La viticulture est très diverse, dans son fonctionnement, mais aussi du fait du climat propre à chaque région : les besoins de protection du vignoble ne sont pas les mêmes en Méditerranée, dans la Loire et sur la façade Atlantique.
Depuis 2015, on observe une diminution très marquée de l'utilisation des produits, notamment les plus dangereux, les CMR. Elle est drastique dans certains vignobles : dans le grand Sud-Ouest, de Cognac à Bordeaux et autour de Toulouse. Dans le Bordelais, par exemple, on est descendu en dessous de 10 % d'utilisation des produits CMR et la part des produits bio et de biocontrôle atteint 65 % en 2022. C'est une révolution qui s'est faite en cinq ou six ans.
Il est vrai que l'objectif de 50 % – encore faut-il savoir de quoi on parle en y faisant référence – n'est sans doute pas atteint, mais ce que l'on a réussi en si peu de temps est déjà un exploit étonnant. Cette transition, endossée par l'ensemble de la viticulture, est attendue par la société – mais nous faisons partie de la société et nous avons les mêmes attentes que nos clients.
Si nous ne sommes pas allés plus loin, c'est faute d'alternatives. Tandis que certaines molécules ont disparu, d'autres, qui pourraient être disponibles plus vite, n'arrivent pas parce que les autorisations de mise sur le marché (AMM) prennent du temps, particulièrement pour les produits bio et de biocontrôle. Il faudrait faire évoluer la réglementation pour accélérer ces AMM et, en attendant, étendre les possibilités d'AMM provisoires. Un autre enjeu, très technique, est la reconnaissance mutuelle d'AMM. L'Europe est divisée en deux zones, nord et sud ; la France appartient aux deux. Ainsi, lorsque nos amis espagnols autorisent un nouveau produit, celui-ci ne peut pas entrer en France s'ils n'en ont pas demandé l'homologation pour la zone nord.

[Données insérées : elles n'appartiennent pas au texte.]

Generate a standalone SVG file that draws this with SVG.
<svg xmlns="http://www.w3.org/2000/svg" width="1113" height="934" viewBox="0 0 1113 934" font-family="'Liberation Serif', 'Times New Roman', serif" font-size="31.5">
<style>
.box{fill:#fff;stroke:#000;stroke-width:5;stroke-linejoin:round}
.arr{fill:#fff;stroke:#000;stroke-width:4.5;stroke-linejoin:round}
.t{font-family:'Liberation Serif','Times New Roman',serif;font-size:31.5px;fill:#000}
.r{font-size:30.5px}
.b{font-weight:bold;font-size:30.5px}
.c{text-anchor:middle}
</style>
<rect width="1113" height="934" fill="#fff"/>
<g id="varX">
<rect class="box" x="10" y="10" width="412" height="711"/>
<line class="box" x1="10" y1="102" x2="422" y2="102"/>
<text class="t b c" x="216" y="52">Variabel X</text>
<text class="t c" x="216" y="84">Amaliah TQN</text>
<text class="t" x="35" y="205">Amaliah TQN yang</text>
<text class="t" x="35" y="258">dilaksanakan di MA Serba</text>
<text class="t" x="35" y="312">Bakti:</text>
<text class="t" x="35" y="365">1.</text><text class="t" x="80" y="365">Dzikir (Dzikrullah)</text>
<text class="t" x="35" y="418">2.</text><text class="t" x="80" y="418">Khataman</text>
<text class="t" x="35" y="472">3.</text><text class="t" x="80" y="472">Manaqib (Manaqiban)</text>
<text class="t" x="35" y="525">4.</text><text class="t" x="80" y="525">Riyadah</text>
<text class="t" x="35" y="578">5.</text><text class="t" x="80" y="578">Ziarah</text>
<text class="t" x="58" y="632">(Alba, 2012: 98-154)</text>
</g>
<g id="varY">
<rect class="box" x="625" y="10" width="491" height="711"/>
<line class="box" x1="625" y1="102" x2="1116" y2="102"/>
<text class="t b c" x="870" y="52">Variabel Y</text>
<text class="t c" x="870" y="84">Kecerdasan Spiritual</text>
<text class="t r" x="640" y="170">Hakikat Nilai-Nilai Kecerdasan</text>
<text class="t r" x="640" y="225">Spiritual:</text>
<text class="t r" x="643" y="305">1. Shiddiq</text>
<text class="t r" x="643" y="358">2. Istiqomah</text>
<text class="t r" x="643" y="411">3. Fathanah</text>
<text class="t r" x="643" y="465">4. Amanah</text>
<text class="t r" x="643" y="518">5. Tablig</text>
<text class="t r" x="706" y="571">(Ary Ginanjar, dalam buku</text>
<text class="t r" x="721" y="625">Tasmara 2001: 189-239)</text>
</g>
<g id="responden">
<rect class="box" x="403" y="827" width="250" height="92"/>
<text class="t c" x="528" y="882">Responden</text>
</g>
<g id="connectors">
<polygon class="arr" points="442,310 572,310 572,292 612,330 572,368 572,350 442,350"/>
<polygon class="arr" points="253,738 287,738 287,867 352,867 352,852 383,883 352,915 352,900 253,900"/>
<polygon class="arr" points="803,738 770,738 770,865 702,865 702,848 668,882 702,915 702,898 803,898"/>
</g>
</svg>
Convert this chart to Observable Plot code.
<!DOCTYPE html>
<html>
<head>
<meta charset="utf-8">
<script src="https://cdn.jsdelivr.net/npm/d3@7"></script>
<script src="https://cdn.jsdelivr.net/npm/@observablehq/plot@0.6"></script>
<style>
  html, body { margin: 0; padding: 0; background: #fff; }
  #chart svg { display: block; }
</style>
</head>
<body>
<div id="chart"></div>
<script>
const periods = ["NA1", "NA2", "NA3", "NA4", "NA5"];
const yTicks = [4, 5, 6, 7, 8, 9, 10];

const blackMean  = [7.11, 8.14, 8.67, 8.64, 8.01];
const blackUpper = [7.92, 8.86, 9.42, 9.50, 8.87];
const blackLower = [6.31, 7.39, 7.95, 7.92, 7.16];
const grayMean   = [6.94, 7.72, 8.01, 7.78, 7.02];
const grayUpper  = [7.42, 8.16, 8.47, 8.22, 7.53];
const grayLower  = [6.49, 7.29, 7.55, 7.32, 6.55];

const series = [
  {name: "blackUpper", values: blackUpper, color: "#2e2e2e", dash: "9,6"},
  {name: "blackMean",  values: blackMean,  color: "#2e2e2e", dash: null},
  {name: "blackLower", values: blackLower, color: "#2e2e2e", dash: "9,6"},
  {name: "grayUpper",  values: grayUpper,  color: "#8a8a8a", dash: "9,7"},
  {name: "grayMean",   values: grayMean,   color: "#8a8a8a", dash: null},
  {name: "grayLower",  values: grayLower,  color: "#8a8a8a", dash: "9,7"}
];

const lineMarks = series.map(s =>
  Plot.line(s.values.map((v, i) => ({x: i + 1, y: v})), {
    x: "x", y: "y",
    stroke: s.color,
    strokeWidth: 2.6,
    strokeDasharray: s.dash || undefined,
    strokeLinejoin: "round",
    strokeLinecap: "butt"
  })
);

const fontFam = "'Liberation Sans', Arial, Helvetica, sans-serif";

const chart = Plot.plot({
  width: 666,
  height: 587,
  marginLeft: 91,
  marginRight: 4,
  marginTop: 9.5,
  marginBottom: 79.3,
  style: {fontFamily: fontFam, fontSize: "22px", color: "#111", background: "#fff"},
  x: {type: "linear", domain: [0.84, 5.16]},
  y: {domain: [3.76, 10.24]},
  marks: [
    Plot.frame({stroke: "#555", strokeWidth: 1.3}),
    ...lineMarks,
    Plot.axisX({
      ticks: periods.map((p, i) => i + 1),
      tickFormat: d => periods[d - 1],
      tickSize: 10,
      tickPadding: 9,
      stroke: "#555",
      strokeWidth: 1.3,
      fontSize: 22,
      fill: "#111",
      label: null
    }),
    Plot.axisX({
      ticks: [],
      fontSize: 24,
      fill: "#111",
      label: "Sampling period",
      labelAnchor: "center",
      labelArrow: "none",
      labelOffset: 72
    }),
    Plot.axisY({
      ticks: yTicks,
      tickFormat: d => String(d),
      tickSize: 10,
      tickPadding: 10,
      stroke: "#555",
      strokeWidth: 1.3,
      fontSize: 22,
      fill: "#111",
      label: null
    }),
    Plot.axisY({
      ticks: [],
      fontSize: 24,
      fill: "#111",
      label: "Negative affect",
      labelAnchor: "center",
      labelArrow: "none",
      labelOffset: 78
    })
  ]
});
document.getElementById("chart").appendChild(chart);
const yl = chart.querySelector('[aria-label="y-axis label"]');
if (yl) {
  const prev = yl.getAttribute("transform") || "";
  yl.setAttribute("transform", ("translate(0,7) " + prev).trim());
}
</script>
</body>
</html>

J'en viens à l'enjeu assurantiel. La société nous demande de traiter moins et nous le souhaitons aussi, mais cette prise de risque est assumée à 100 % par le producteur. En 2023, certaines entreprises, bio mais pas seulement, auront quasiment tout perdu. Si ce problème assurantiel n'est pas traité, des viticulteurs vont réintroduire des CMR. Être certifié n'est pas un objectif si cela signifie mourir économiquement.
Je fais partie de la task force « viti » qui travaille sur l'anticipation de l'éventuelle suppression de molécules. Lorsqu'une molécule est retirée du marché, nous avons besoin de temps pour trouver des alternatives. Nous avons identifié trois grands dangers, le mildiou, le black-rot et la flavescence dorée – qui provoque en trois ou quatre ans la perte de toute la parcelle : si nous perdions la famille des pyréthrinoïdes, c'est une partie du vignoble, en bio comme en conventionnel, qui disparaîtrait.